RECORDS PROVIDED
* BEGIN *
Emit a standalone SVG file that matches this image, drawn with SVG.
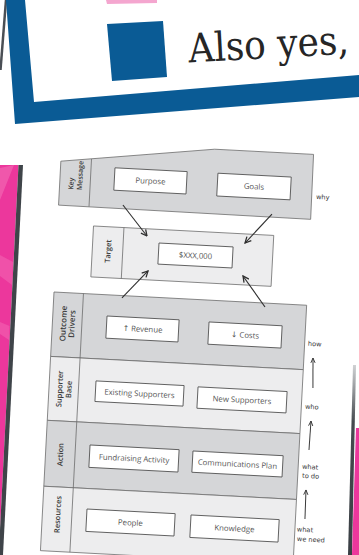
<svg xmlns="http://www.w3.org/2000/svg" width="359" height="555" viewBox="0 0 359 555">
<defs>
<style>
.rowd{fill:#d5d6d8;stroke:#6e6e6e;stroke-width:0.8}
.rowl{fill:#ededee;stroke:#6e6e6e;stroke-width:0.8}
.dv{stroke:#6e6e6e;stroke-width:0.8;fill:none}
.box{fill:#ffffff;stroke:#555;stroke-width:0.9}
.bt{font-family:"Open Sans","DejaVu Sans",sans-serif;font-size:7.8px;fill:#555;text-anchor:middle}
.lab{font-family:"Open Sans","DejaVu Sans",sans-serif;font-size:7.5px;font-weight:600;fill:#3a3a3a;text-anchor:middle}
.ann{font-family:"DejaVu Sans",sans-serif;font-size:6.6px;fill:#3a3a3a}
.arr{stroke:#2e2e2e;stroke-width:1.1;fill:none;marker-end:url(#ah)}
.ar2{stroke:#3a3a3a;stroke-width:1;fill:none;marker-end:url(#ah2)}
</style>
<marker id="ah" viewBox="0 0 10 10" refX="9" refY="5" markerWidth="7.5" markerHeight="7.5" orient="auto" markerUnits="userSpaceOnUse"><path d="M1,1 L9,5 L1,9" fill="none" stroke="#2e2e2e" stroke-width="1.7"/></marker>
<marker id="ah2" viewBox="0 0 10 10" refX="9" refY="5" markerWidth="6" markerHeight="6" orient="auto" markerUnits="userSpaceOnUse"><path d="M1,1.5 L9,5 L1,8.5" fill="none" stroke="#3a3a3a" stroke-width="1.6"/></marker>
<clipPath id="kmclip"><polygon points="0,-131 30.5,-135 30.5,-87 0,-87"/></clipPath>
<linearGradient id="edgeR" x1="0" y1="0" x2="0" y2="1"><stop offset="0" stop-color="#d0d2d4"/><stop offset="0.3" stop-color="#454a4f"/><stop offset="1" stop-color="#3a3f44"/></linearGradient>
</defs>
<rect width="359" height="555" fill="#ffffff"/>

<!-- poster at top -->
<g id="poster">
<line x1="6" y1="0" x2="0.5" y2="70" stroke="#4a4f55" stroke-width="2.5"/>
<polygon points="106,0 157,0 157,3 107,4" fill="#f4a6cf"/>
<polygon points="6,0 25,0 34,102 359,75 359,97 15,124" fill="#0a5b95"/>
<polygon points="107,24 163,21 167,77 112,81" fill="#0a5b95"/>
<text x="189" y="62.5" transform="rotate(-3.2 189 62.5)" font-family="'DejaVu Serif Condensed','DejaVu Serif',serif" font-stretch="condensed" font-size="40" fill="#262626">Also yes,</text>
</g>

<!-- background edges -->
<g id="edges">
<polygon points="0,165 18.5,165 0,530" fill="#ec379c"/>
<polygon points="0,168 14,165 0,200" fill="#f36cb6" opacity="0.6"/>
<polygon points="0,255 13,262 12,285 0,276" fill="#f36cb6" opacity="0.5"/>
<polygon points="0,322 9.5,326 9,340 0,334" fill="#f36cb6" opacity="0.5"/>
<polygon points="18.5,165 23,165 3,555 0,555 0,530" fill="#3f4449"/>
<polygon points="353,365 356,365 352,555 348,555" fill="url(#edgeR)"/>
<polygon points="356,428 359,428 359,555 352,555" fill="#ec379c"/>
</g>

<g id="diagram" transform="translate(54,292) rotate(3)">
<g id="key-message">
<polygon class="rowd" points="0,-131 30.5,-135 153,-151 252,-151 252.5,-86 0,-87"/>
<line class="dv" x1="30.5" y1="-135" x2="30.5" y2="-87"/>
<g clip-path="url(#kmclip)"><text class="lab" style="text-anchor:start;font-size:7px" transform="rotate(-90)"><tspan x="103" y="14">Key</tspan><tspan x="103" y="22.5">Message</tspan></text></g>
</g>
<g id="target">
<rect class="rowl" x="36" y="-68" width="180.5" height="51"/>
<line class="dv" x1="66.5" y1="-68" x2="66.5" y2="-17"/>
<text class="lab" transform="rotate(-90)" x="43.5" y="54.5">Target</text>
</g>
<g id="outcome-drivers">
<rect class="rowd" x="0" y="0" width="253" height="64.5"/>
<text class="lab" style="font-size:8px" transform="rotate(-90)"><tspan x="-31" y="13.8">Outcome</tspan><tspan x="-31" y="22.3">Drivers</tspan></text>
</g>
<g id="supporter-base">
<rect class="rowl" x="0" y="64.5" width="253" height="64"/>
<text class="lab" transform="rotate(-90)"><tspan x="-96.5" y="13.3">Supporter</tspan><tspan x="-96.5" y="22.5">Base</tspan></text>
</g>
<g id="action">
<rect class="rowd" x="0" y="128.5" width="253" height="66"/>
<text class="lab" transform="rotate(-90)" x="-162" y="17.5">Action</text>
</g>
<g id="resources">
<rect class="rowl" x="0" y="194.5" width="253" height="64.5"/>
<text class="lab" transform="rotate(-90)" x="-222" y="18">Resources</text>
</g>
<line class="dv" x1="29.5" y1="0" x2="29.5" y2="259"/>

<g id="connectors">
<line class="arr" x1="64.3" y1="-90.5" x2="89.9" y2="-60.8"/>
<line class="arr" x1="213.6" y1="-89.3" x2="188.2" y2="-58.9"/>
<line class="arr" x1="68.2" y1="2.4" x2="92.8" y2="-25.9"/>
<line class="arr" x1="211.5" y1="3.9" x2="187.9" y2="-25.9"/>
<line class="ar2" x1="263.6" y1="82.4" x2="262.1" y2="52.4"/>
<line class="ar2" x1="262.9" y1="144.5" x2="263.4" y2="115.4"/>
<line class="ar2" x1="262.5" y1="213.6" x2="262" y2="184.5"/>
</g>

<g id="purpose"><rect class="box" x="54.4" y="-127.2" width="72.3" height="22.4"/><text class="bt" x="90.5" y="-113.2">Purpose</text></g>
<g id="goals"><rect class="box" x="157.5" y="-127.2" width="73.4" height="22.8"/><text class="bt" x="194.2" y="-113">Goals</text></g>
<g id="amount"><rect class="box" x="102.3" y="-54.4" width="74.2" height="21.1"/><text class="bt" x="139.4" y="-41">$XXX,000</text></g>
<g id="revenue"><rect class="box" x="54.2" y="21.2" width="72.2" height="22.2"/><text class="bt" x="90.3" y="35.1">↑ Revenue</text></g>
<g id="costs"><rect class="box" x="156.4" y="21.8" width="73.2" height="22.3"/><text class="bt" x="193" y="35.8">↓ Costs</text></g>
<g id="existing-supporters"><rect class="box" x="46.6" y="86.6" width="88.2" height="20.6"/><text class="bt" x="90.7" y="99.7">Existing Supporters</text></g>
<g id="new-supporters"><rect class="box" x="148.8" y="87.2" width="89.2" height="21.4"/><text class="bt" x="193.4" y="100.7">New Supporters</text></g>
<g id="fundraising-activity"><rect class="box" x="44" y="150.9" width="89.2" height="22.4"/><text class="bt" x="88.6" y="164.9">Fundraising Activity</text></g>
<g id="communications-plan"><rect class="box" x="147.1" y="151.5" width="90.3" height="21.3"/><text class="bt" x="192.2" y="165">Communications Plan</text></g>
<g id="people"><rect class="box" x="44.3" y="215" width="88.3" height="22.4"/><text class="bt" x="88.4" y="229">People</text></g>
<g id="knowledge"><rect class="box" x="148.5" y="215.5" width="88.3" height="22.5"/><text class="bt" x="192.6" y="229.5">Knowledge</text></g>

<g id="annotations">
<text class="ann" x="256.7" y="-106.5">why</text>
<text class="ann" x="256.3" y="40.5">how</text>
<text class="ann" x="256.7" y="103.5">who</text>
<text class="ann"><tspan x="256.8" y="163.5">what</tspan><tspan x="257.5" y="172.5">to do</tspan></text>
<text class="ann"><tspan x="255" y="226.5">what</tspan><tspan x="255.5" y="236">we need</tspan></text>
</g>
</g>
</svg>
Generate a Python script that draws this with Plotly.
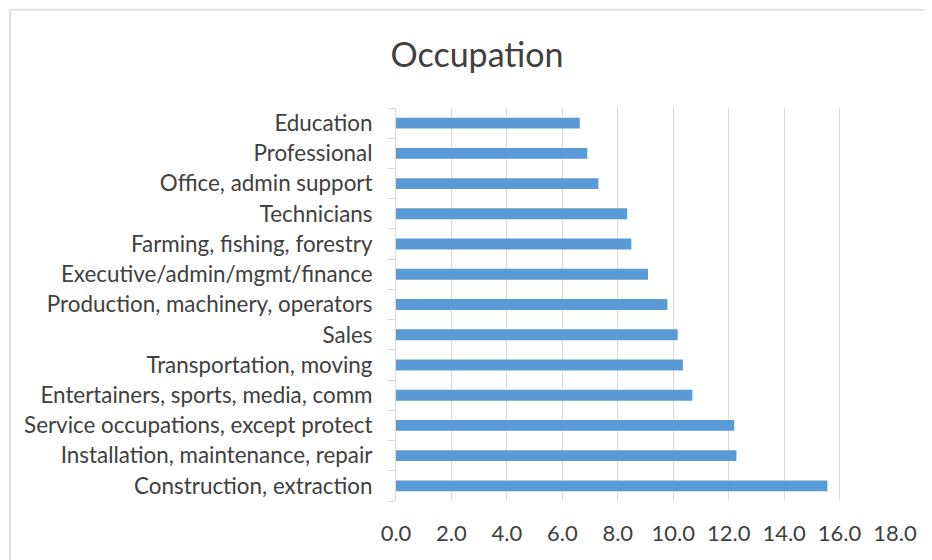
import plotly.graph_objects as go

categories = [
    "Construction, extraction",
    "Installation, maintenance, repair",
    "Service occupations, except protect",
    "Entertainers, sports, media, comm",
    "Transportation, moving",
    "Sales",
    "Production, machinery, operators",
    "Executive/admin/mgmt/finance",
    "Farming, fishing, forestry",
    "Technicians",
    "Office, admin support",
    "Professional",
    "Education",
]
values = [15.56, 12.28, 12.20, 10.69, 10.35, 10.16, 9.79, 9.09, 8.49, 8.34, 7.30, 6.90, 6.63]
tick_vals = [0, 2, 4, 6, 8, 10, 12, 14, 16, 18]
tick_text = ["0.0", "2.0", "4.0", "6.0", "8.0", "10.0", "12.0", "14.0", "16.0", "18.0"]

FONT = "Lato"
# page body has an 8px margin; figure sized to fit in the window
W, H = 924, 552
OFF = 8
L = 396 - OFF
R = W - (895.5 - OFF)
T = 108 - OFF
B = H - (501 - OFF)
pw = W - L - R
ph = H - T - B

fig = go.Figure(go.Bar(
    x=values, y=categories, orientation="h",
    marker=dict(color="#5b9bd5", line=dict(width=0)),
    width=0.36,
))

fig.update_layout(
    width=W, height=H,
    margin=dict(l=L, r=R, t=T, b=B, autoexpand=False),
    paper_bgcolor="white", plot_bgcolor="white",
    showlegend=False,
    title=dict(text="Occupation", x=(477 - OFF) / W, xanchor="center", y=1 - (55 - OFF) / H, yanchor="middle",
               font=dict(family=FONT, size=34, color="#404040")),
    font=dict(family=FONT, size=22, color="#404040"),
    xaxis=dict(range=[0, 18], tickvals=tick_vals, ticktext=tick_text, showgrid=True,
               gridcolor="#d9d9d9", gridwidth=1, zeroline=False, showline=False,
               ticks="", ticklabelstandoff=17, tickfont=dict(size=22, color="#404040"),
               fixedrange=True, automargin=False),
    yaxis=dict(categoryorder="array", categoryarray=categories, showline=True, linecolor="#d9d9d9",
               linewidth=1, ticks="outside", tickson="boundaries", ticklen=8, tickcolor="#d9d9d9",
               ticklabelstandoff=18, showgrid=False, tickfont=dict(size=22.4, color="#404040"),
               fixedrange=True, automargin=False),
    shapes=[dict(type="rect", xref="paper", yref="paper", x0=(9.8 - OFF - L) / pw, x1=1.3,
                 y0=-0.3, y1=(H - B - (9.8 - OFF)) / ph, line=dict(color="#d9d9d9", width=1.6), layer="below")],
)

fig.write_html("out.html")
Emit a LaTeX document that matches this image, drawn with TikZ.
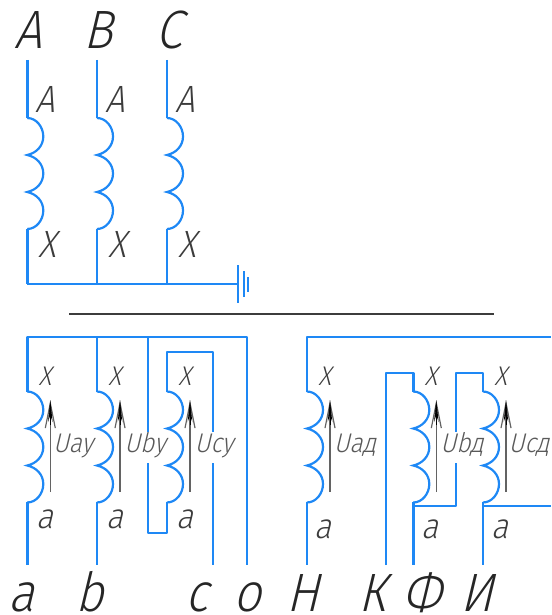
* END *
WHAT THIS TASK INVOLVES
Copy out each line of the data containing the string "with".

FULL ANSWER
Emit a standalone SVG file that matches this image, drawn with SVG.
Generate a Python script that draws this with Plotly.
Emit a LaTeX document that matches this image, drawn with TikZ.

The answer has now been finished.